Kebijakan lain yang juga dianggap merugikan adalah penutupan kode broker dan informasi domisili investor. Kebijakan ini justru memukul kalangan trader aktif yang selama ini berkontribusi besar pada volume transaksi harian. Mereka kehilangan alat analisis vital, sehingga pasar menjadi makin sepi. Oleh karena itu, Teguh merespons positif rencana BEI untuk membuka kembali kode broker serta data domisili transaksi lokal dan asing. Kebijakan ini diharapkan dapat meningkatkan nilai transaksi di pasar saham. “BEI ini selama beberapa tahun terakhir banyak eksperimen. Tapi kenyataannya semua yang dilakukan itu ternyata malah bikin pasar saham jadi sepi. Ya sudah berarti jangan dilakukan lagi. Balik lagi saja ke kebijakan-kebijakan yang dulu, yang tidak aneh-aneh seperti sekarang,” imbuhnya.

Sebagai solusi jangka panjang, Teguh menekankan pentingnya peningkatan kinerja fundamental perusahaan-perusahaan publik. Selain itu, pembagian dividen yang lebih menarik, serta perbaikan kondisi ekonomi secara umum menjadi faktor krusial untuk membangkitkan minat investor. “Jadi yang harus diperbaiki juga sebenarnya kinerja perusahaan, kinerja emiten. Dividen yang dibayarkan ke investor harus lebih besar, tetapi agar kinerja perusahaan-perusahaan lebih bagus ya berarti ekonominya juga harus bagus,” tambahnya.
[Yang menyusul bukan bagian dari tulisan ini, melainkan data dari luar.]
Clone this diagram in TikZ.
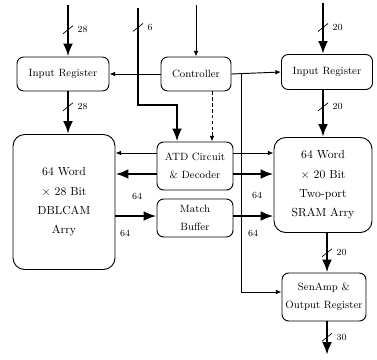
\documentclass[tikz,border=0pt]{standalone}
\usetikzlibrary{arrows.meta,positioning}

\begin{document}
\begin{tikzpicture}[x=0.03cm, y=-0.03cm, >=Latex]

\tikzset{
  block/.style={
    rectangle, rounded corners=2mm,
    draw, line width=0.8pt, align=center,
    inner sep=1pt, font=\small\setlength{\baselineskip}{15pt}
  },
  arraybox/.style={
    block, rounded corners=3.5mm,
    font=\normalsize\setlength{\baselineskip}{16.5pt}
  },
  arrow/.style={-{Latex[length=1.7mm,width=1.4mm]}, line width=0.8pt},
  dashedarrow/.style={arrow, densely dashed},
  busarrow/.style={-{Latex[length=3.9mm,width=3mm]}, line width=2.4pt},
  lbl/.style={font=\footnotesize, inner sep=1pt},
  bus/.pic={\draw[-, line width=0.6pt] (-5,4) -- (5,-4);}
}

\useasboundingbox (0,0) rectangle (377,359);

% ==========================
% Boxes
% ==========================
\node[block, minimum width=2.76cm, minimum height=1.02cm] (inregA) at (63,74) {Input Register};
\node[block, minimum width=2.1cm, minimum height=1.02cm] (ctrl) at (196,74) {Controller};
\node[block, minimum width=2.73cm, minimum height=1.05cm] (inregB) at (327,72) {Input Register};

\node[arraybox, minimum width=3.06cm, minimum height=4.05cm] (cam) at (64,202) {64 Word\\$\times$ 28 Bit\\DBLCAM\\Arry};
\node[block, minimum width=2.28cm, minimum height=1.44cm] (atd) at (195,166) {ATD Circuit\\\& Decoder};
\node[block, minimum width=2.28cm, minimum height=1.14cm] (mbuf) at (195,218) {Match\\Buffer};
\node[arraybox, minimum width=2.94cm, minimum height=2.85cm] (sram) at (323,185) {64 Word\\$\times$ 20 Bit\\Two-port\\SRAM Arry};
\node[block, minimum width=2.52cm, minimum height=1.44cm] (senamp) at (324,297) {SenAmp \&\\Output Register};

% ==========================
% Wire ends and rows
% ==========================
\coordinate (inA) at (68,5);
\coordinate (inB) at (323,3);
\coordinate (inC) at (196,5);
\coordinate (in6) at (138,8);
\coordinate (bend6) at (177,105);
\coordinate (dtap) at (212,0);
\coordinate (vtap) at (241,73);
\coordinate (outC) at (327,355);
\coordinate (rowA) at (0,153);
\coordinate (rowB) at (0,174);
\coordinate (rowC) at (0,216);
\coordinate (rowD) at (0,292);

% Inputs and registers
\draw[busarrow] (inA) -- (inA |- inregA.north) pic[pos=.48]{bus} node[pos=.48, lbl, right=6pt]{28};
\draw[busarrow] (inregA.south -| inA) -- (inA |- cam.north) pic[pos=.36]{bus} node[pos=.36, lbl, right=6pt]{28};
\draw[busarrow] (inB) -- (inB |- inregB.north) pic[pos=.48]{bus} node[pos=.48, lbl, right=6pt]{20};
\draw[busarrow] (inregB.south -| inB) -- (inB |- sram.north) pic[pos=.36]{bus} node[pos=.36, lbl, right=6pt]{20};

% Controller
\draw[arrow] (inC) -- (ctrl.north);
\draw[arrow] (ctrl.west) -- (inregA.east);
\draw[arrow] (ctrl.east) -- (inregB.west);
\draw[dashedarrow] (ctrl.south -| dtap) -- (atd.north -| dtap);
\draw[arrow] (vtap) |- (senamp.west |- rowD);

% Address bus to ATD
\draw[busarrow] (in6) |- (bend6) pic[pos=.1]{bus} node[pos=.1, lbl, right=6pt]{6} -- (bend6 |- atd.north);

% ATD / match buffer to the arrays
\draw[arrow] (atd.west |- rowA) -- (cam.east |- rowA);
\draw[busarrow] (atd.west |- rowB) -- (cam.east |- rowB);
\draw[busarrow] (cam.east |- rowC) -- (mbuf.west |- rowC);
\draw[arrow] (atd.east |- rowA) -- (sram.west |- rowA);
\draw[busarrow] (atd.east |- rowB) -- (sram.west |- rowB);
\draw[busarrow] (mbuf.east |- rowC) -- (sram.west |- rowC);

\node[lbl] (wA) at (137,196) {64};
\node[lbl] (wB) at (125,233) {64};
\node[lbl] (wC) at (257,195) {64};
\node[lbl] (wD) at (253,233) {64};

% Outputs
\draw[busarrow] (sram.south -| outC) -- (senamp.north -| outC) pic[pos=.5]{bus} node[pos=.5, lbl, right=6pt]{20};
\draw[busarrow] (senamp.south -| outC) -- (outC) pic[pos=.47]{bus} node[pos=.47, lbl, right=6pt]{30};

\end{tikzpicture}
\end{document}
Hal ini perlu dilakukan sembari memperbaiki aspek perlindungan investor yang menurutnya belum optimal di Indonesia. Teguh membandingkan dengan Wall Street, di mana ketika sebuah perusahaan bangkrut, asetnya dilikuidasi dan hasilnya dibagikan kepada investor. “Jadi meskipun mungkin investor tetap rugi. Tapi duitnya ga habis sama sekali. Masih ada sebagian yang balik. Di sini, kalau perusahaan bangkrut, investor kehilangan segalanya tanpa ada pengembalian sama sekali,” tegasnya, menyoroti urgensi reformasi perlindungan investor di pasar modal Indonesia.

Ringkasan

Pasar saham Indonesia menghadapi tantangan kompleks, terutama karena persoalan struktural ekonomi dan fundamental emiten yang kurang menarik. Jumlah investor di bursa telah stagnan sekitar 7 juta sejak tahun 2021, mengakibatkan penurunan signifikan dalam nilai transaksi harian. Kebijakan Bursa Efek Indonesia (BEI) seperti Full Call Auction (FCA) dan penutupan kode broker juga dinilai merugikan, memperparah rendahnya kepercayaan serta minat investor ritel.

Untuk mengatasi kelesuan pasar, Teguh Hidayat menekankan perlunya peningkatan kinerja fundamental perusahaan-perusahaan publik dan pembagian dividen yang lebih menarik. Perbaikan kondisi ekonomi secara umum juga krusial untuk membangkitkan minat investor. Selain itu, perbaikan aspek perlindungan investor sangat mendesak, terutama terkait mekanisme likuidasi aset jika perusahaan bangkrut.